Last night, Vincent Sheheen put out this statement:
“Honest leadership means looking people in the eye and defending your record in debates in each region of the state, but Governor Haley refuses to face the tough questions about her abysmal record. Today we notified ETV that, as with the debate proposed by the Myrtle Beach Area Chamber of Commerce, I will participate in the debates when Nikki Haley agrees to join us. I encourage the Governor to stop hiding behind staff and TV commercials and agree to debate in the Midlands and Myrtle Beach especially. We all know you can’t trust Nikki Haley to tell the truth, but residents of every region deserve the opportunity to hear directly from their governor about her record and from the gubernatorial candidates about the direction we would take this state.”

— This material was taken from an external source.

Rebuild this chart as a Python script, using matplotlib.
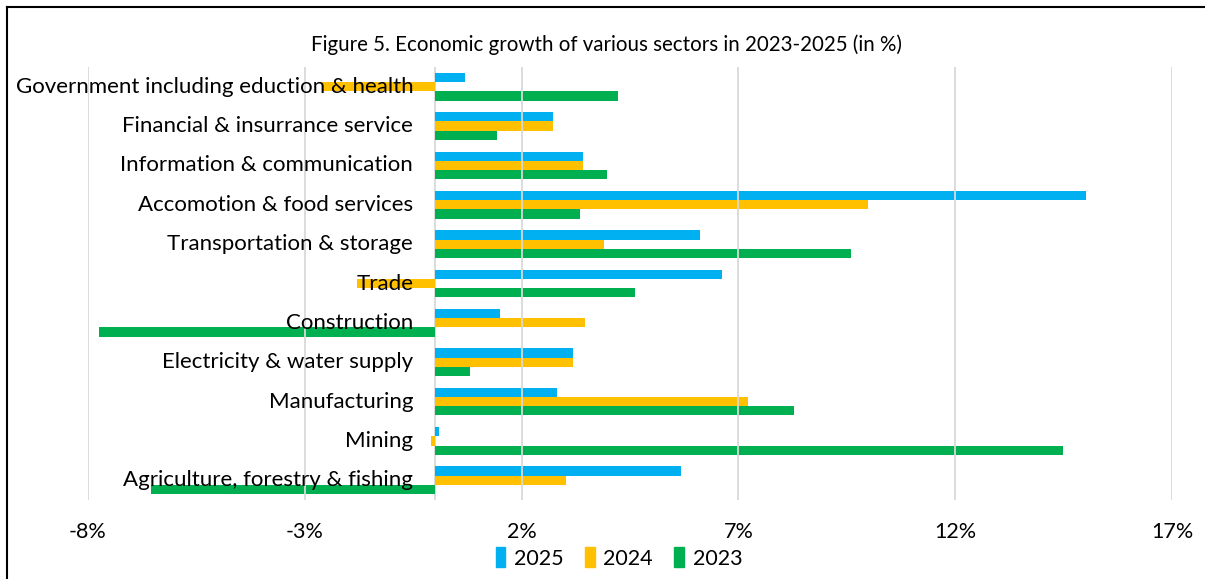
import numpy as np
import matplotlib.pyplot as plt
from matplotlib.lines import Line2D
from matplotlib.ticker import FixedLocator

plt.rcParams['font.family'] = ['Lato', 'DejaVu Sans']

sectors = [
    'Agriculture, forestry & fishing',
    'Mining',
    'Manufacturing',
    'Electricity & water supply',
    'Construction',
    'Trade',
    'Transportation & storage',
    'Accomotion & food services',
    'Information & communication',
    'Financial & insurrance service',
    'Government including eduction & health',
]
growth_2025 = [5.67, 0.09, 2.81, 3.18, 1.50, 6.62, 6.11, 15.01, 3.41, 2.72, 0.70]
growth_2024 = [3.02, -0.09, 7.22, 3.18, 3.46, -1.80, 3.90, 10.00, 3.41, 2.72, -2.60]
growth_2023 = [-6.55, 14.48, 8.28, 0.81, -7.75, 4.61, 9.59, 3.34, 3.97, 1.43, 4.22]
years = ['2025', '2024', '2023']
colors = ['#00b0f0', '#ffc000', '#00b050']
xticks = [-8, -3, 2, 7, 12, 17]

fig = plt.figure(figsize=(12.05, 5.79), dpi=100)
ax = fig.add_axes([88 / 1205, 1 - 500 / 579, (1172 - 88) / 1205, (500 - 67) / 579])

y = np.arange(len(sectors))
h = 0.235
for i, (vals, c, lab) in enumerate(zip([growth_2025, growth_2024, growth_2023], colors, years)):
    ax.barh(y + (1 - i) * h, vals, height=h, color=c, label=lab, zorder=1)

ax.set_xlim(-8, 17)
ax.set_ylim(-0.5, 10.5)
ax.xaxis.set_major_locator(FixedLocator(xticks))
ax.set_xticklabels([f'{t}%' for t in xticks], fontsize=15.5)
ax.tick_params(axis='x', length=0, pad=16)
ax.grid(axis='x', color='#d9d9d9', lw=1.3, zorder=0)
ax.axvline(0, color='#d9d9d9', lw=1.3, zorder=0)
for s in ax.spines.values():
    s.set_visible(False)

# sector names sit just left of the zero line, over any negative bars
ax.set_yticks([])
for yi, name in zip(y, sectors):
    ax.text(-0.5, yi, name, ha='right', va='center', fontsize=16, zorder=3)

fig.text(0.503, 1 - 45 / 579, 'Figure 5. Economic growth of various sectors in 2023-2025 (in %)',
         ha='center', va='center', fontsize=14.8)

handles = [plt.Rectangle((0, 0), 1, 1, color=c) for c in colors]
fig.legend(handles, years, loc='center', bbox_to_anchor=(619 / 1205, 1 - 558 / 579),
           ncol=3, frameon=False, fontsize=15.5, handlelength=0.45, handleheight=1.0,
           handletextpad=0.4, columnspacing=1.0)

# chart border (left and top edges)
fig.add_artist(Line2D([7 / 1205, 7 / 1205], [0, 1 - 7 / 579], color='black', lw=1.5,
                      transform=fig.transFigure))
fig.add_artist(Line2D([7 / 1205, 1], [1 - 7 / 579, 1 - 7 / 579], color='black', lw=1.5,
                      transform=fig.transFigure))

fig.savefig('out.png', dpi=100)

The irony here is that Sheheen himself is declining to debate with Ervin, in the absence of the incumbent. So… he’s doing to Ervin what Haley is doing to him.
The governor, who is in a position to spurn Sheheen, does so, on the standard theory that if you’re leading and you’re the incumbent, you don’t give your opponent a forum in which he appears on an equal footing with you.

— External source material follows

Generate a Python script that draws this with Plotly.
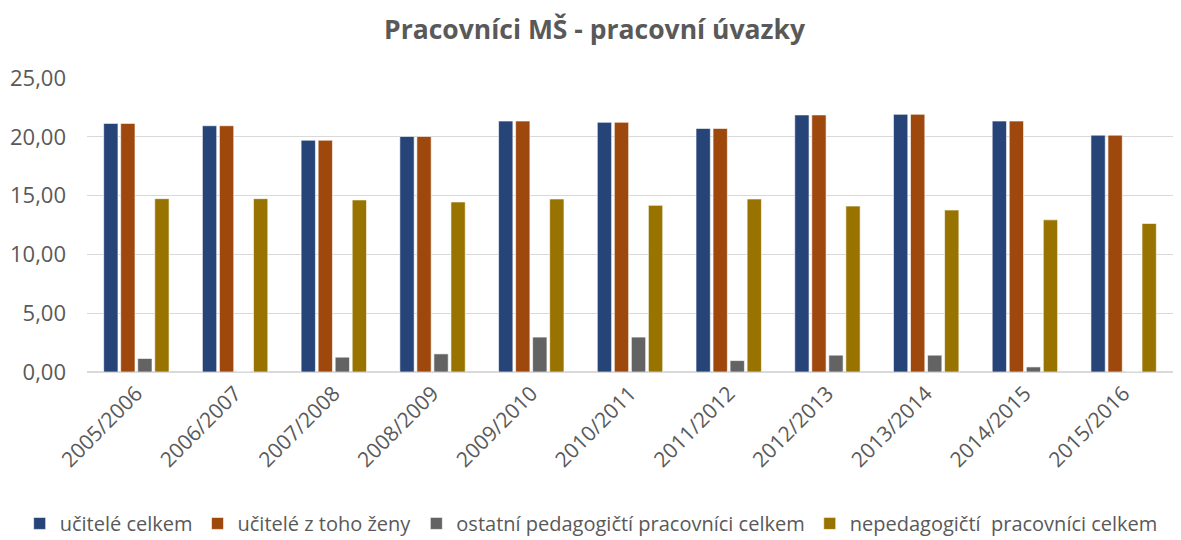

And if you’re Sheheen, you don’t lower yourself to debate with Ervin alone, because then you look like the members of the Sad Losers Left Out In the Cold Club.

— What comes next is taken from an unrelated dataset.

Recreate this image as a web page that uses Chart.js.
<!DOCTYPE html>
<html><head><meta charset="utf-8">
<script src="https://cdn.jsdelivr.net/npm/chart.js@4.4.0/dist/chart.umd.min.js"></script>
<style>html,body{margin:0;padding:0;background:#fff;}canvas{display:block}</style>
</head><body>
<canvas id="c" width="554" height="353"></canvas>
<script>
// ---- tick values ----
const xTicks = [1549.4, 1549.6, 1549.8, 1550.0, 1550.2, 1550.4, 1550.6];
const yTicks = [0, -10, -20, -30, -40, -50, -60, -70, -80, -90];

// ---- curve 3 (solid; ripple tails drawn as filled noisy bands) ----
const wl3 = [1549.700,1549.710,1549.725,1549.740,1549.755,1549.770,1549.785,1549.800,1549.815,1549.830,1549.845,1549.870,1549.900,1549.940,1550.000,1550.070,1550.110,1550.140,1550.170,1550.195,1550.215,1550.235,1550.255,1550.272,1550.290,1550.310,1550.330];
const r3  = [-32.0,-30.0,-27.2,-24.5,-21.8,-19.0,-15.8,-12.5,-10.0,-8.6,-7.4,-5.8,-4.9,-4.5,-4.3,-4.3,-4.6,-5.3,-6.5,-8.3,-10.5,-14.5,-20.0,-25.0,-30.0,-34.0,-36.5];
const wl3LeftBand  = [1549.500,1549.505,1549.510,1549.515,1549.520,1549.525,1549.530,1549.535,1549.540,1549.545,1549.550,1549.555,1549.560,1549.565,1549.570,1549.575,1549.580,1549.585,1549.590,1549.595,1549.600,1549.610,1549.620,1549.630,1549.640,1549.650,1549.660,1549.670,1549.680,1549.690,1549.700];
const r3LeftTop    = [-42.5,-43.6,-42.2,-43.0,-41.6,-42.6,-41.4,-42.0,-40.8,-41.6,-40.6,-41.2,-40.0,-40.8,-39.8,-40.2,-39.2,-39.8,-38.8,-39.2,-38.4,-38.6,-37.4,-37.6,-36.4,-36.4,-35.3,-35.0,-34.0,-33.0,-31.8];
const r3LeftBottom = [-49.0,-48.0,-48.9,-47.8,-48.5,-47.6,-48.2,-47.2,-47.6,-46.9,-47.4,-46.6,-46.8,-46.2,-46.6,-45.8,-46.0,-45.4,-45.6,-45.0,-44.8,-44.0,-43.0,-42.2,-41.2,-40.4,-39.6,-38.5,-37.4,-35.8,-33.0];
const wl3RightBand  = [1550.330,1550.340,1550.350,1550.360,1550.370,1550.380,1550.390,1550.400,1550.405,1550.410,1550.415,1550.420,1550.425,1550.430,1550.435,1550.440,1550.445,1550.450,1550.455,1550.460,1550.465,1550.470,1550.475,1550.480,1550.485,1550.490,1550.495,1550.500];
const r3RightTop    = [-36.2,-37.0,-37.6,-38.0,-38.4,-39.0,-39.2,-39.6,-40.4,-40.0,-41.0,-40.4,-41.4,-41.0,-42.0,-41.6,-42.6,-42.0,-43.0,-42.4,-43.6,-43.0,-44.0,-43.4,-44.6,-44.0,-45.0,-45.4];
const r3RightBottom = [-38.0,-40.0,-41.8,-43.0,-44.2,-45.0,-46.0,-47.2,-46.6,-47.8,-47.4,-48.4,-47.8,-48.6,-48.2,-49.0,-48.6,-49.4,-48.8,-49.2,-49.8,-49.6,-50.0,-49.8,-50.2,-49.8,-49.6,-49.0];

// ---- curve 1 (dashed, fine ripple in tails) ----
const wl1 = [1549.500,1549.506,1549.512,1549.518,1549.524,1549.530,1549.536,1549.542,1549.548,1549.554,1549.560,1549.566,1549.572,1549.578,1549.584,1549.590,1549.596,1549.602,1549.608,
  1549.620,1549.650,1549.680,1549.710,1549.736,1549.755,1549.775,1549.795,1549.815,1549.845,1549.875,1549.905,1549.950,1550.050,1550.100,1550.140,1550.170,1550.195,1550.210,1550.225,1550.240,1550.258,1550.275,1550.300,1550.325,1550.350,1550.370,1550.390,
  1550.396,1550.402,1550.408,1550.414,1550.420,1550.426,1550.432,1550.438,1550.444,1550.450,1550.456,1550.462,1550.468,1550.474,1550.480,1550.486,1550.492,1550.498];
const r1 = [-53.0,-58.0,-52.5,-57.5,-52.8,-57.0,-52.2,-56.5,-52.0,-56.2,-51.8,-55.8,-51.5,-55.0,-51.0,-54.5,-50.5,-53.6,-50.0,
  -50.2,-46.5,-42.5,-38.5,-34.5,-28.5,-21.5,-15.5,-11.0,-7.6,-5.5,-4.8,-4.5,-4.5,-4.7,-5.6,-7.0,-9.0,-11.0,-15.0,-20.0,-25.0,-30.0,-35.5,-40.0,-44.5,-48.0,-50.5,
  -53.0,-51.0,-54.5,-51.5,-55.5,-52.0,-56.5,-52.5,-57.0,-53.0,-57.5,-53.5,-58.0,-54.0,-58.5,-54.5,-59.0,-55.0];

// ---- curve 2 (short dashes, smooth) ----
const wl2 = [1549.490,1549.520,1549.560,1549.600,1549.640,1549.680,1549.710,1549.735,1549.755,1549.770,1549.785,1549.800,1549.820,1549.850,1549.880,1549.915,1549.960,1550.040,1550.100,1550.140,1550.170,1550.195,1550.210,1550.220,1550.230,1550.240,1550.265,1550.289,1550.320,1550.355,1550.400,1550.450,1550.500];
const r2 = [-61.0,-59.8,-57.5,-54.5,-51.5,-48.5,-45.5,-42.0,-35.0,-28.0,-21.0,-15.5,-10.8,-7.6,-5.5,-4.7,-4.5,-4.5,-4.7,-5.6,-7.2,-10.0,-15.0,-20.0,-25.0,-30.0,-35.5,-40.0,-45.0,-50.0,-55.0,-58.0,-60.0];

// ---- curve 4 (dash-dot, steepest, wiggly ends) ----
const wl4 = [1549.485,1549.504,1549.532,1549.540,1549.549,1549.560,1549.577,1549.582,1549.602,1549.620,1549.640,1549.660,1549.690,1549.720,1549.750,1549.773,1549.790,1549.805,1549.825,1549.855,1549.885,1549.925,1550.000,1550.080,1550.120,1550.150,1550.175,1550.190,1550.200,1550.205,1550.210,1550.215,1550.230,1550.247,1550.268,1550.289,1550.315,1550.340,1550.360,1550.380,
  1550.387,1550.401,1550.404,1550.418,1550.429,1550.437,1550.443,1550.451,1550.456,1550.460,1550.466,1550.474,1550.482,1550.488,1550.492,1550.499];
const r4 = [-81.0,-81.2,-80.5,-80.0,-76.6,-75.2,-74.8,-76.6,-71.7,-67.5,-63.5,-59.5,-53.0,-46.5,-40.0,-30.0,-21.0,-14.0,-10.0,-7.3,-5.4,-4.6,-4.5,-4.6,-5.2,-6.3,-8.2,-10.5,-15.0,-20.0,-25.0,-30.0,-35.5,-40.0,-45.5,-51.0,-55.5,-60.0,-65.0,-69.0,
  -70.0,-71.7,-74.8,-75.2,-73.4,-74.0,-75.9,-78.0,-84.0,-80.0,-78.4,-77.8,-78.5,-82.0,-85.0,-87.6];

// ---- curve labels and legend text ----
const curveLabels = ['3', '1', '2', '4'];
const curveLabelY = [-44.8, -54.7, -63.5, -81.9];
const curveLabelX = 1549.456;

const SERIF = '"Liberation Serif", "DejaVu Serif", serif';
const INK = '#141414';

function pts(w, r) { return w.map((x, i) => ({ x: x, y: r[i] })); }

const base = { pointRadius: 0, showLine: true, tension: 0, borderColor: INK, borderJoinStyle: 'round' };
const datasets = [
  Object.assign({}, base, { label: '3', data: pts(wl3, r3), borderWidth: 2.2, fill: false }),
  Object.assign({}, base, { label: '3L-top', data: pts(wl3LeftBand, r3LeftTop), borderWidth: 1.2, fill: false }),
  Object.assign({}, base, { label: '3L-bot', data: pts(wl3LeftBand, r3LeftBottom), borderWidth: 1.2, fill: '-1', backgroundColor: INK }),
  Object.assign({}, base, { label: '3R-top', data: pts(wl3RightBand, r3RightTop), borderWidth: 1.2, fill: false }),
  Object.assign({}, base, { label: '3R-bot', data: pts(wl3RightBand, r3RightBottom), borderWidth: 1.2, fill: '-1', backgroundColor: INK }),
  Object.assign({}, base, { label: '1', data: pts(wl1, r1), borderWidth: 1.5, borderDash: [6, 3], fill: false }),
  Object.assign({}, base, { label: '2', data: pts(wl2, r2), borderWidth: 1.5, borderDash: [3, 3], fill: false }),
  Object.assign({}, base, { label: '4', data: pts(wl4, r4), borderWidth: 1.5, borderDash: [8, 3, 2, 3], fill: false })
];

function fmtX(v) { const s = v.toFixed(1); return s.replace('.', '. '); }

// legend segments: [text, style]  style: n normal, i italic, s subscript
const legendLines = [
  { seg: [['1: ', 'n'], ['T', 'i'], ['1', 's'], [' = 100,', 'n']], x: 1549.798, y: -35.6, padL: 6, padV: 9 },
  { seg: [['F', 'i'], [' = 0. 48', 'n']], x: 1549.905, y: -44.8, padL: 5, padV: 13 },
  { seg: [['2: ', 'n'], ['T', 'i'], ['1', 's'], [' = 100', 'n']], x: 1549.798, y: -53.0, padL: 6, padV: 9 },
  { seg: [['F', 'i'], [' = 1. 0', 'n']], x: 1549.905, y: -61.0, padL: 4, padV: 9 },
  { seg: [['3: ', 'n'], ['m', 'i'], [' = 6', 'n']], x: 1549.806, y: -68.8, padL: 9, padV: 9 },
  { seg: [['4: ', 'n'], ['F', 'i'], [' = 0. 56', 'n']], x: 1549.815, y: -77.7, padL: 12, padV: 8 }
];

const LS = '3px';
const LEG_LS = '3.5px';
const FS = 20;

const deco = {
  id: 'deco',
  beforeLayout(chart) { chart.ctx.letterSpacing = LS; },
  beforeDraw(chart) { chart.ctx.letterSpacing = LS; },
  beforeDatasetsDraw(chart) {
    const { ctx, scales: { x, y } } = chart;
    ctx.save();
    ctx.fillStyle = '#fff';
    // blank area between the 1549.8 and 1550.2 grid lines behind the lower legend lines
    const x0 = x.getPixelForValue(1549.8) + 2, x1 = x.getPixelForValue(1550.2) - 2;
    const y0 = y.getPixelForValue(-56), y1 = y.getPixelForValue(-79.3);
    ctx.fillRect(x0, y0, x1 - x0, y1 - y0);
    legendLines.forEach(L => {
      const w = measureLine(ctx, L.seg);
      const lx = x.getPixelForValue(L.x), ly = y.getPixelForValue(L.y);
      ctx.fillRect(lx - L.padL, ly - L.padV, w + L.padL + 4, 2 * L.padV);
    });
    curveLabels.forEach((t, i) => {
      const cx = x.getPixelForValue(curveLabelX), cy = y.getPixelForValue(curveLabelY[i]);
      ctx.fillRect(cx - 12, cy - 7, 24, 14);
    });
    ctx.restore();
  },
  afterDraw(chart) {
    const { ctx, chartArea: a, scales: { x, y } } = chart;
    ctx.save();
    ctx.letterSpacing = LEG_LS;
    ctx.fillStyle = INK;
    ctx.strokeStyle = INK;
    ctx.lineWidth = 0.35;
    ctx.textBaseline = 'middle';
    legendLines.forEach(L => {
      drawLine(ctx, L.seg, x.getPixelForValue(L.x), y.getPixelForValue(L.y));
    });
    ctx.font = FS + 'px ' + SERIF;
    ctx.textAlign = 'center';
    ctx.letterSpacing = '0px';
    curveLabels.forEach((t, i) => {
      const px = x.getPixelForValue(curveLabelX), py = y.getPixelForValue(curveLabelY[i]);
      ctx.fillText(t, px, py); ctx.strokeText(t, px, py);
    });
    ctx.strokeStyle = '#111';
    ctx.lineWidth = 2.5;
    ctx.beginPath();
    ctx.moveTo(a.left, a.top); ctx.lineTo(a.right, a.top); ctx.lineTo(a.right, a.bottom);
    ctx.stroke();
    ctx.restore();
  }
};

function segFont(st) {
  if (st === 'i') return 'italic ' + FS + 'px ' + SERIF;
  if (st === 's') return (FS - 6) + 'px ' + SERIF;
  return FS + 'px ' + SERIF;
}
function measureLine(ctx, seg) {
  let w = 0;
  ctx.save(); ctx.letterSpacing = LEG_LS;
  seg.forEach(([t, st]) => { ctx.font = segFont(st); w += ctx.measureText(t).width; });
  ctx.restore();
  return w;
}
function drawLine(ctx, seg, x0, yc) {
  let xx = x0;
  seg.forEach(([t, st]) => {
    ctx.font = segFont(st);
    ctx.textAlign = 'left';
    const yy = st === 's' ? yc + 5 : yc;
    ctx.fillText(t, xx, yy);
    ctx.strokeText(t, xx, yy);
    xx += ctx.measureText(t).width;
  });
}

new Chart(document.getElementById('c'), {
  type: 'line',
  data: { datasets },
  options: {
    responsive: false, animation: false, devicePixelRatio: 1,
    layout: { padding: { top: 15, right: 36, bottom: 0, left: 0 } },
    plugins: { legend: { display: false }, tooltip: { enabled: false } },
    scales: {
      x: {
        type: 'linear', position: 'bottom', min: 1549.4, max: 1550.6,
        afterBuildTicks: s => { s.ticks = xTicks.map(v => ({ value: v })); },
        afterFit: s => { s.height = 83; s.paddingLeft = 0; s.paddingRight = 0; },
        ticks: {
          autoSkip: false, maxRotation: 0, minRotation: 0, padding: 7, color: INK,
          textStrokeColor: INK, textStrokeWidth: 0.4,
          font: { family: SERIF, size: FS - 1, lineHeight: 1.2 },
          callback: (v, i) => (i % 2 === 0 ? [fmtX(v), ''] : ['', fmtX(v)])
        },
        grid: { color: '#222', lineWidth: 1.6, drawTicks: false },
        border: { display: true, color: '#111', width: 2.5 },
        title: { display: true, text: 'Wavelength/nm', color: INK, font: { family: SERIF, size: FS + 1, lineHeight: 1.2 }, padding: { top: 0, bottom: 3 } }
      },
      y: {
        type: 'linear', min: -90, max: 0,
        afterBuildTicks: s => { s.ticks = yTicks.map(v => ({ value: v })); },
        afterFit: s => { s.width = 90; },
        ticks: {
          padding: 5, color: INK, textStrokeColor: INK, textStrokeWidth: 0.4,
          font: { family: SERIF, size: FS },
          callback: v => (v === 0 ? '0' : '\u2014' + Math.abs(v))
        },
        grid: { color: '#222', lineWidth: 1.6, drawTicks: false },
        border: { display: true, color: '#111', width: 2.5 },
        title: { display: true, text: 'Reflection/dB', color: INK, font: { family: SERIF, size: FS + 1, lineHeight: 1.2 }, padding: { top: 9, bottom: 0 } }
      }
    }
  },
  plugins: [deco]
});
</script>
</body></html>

It’s a pecking order thing.
Not that I disagree with Sheheen’s decision. Sheheen and Ervin debating an empty podium makes for an unappealing campaign visual. But when we all know how the electoral math works, it makes Sheheen sound a bit priggish to be using holier-than-thou language such as “We all know you can’t trust Nikki Haley to tell the truth.” But the campaign keeps putting language like that into his mouth, even though it just doesn’t sound like him.
Only one thing will get her to turn out for that debate: Polls that show her losing her lead. Apparently, she’s not seeing any polls like that.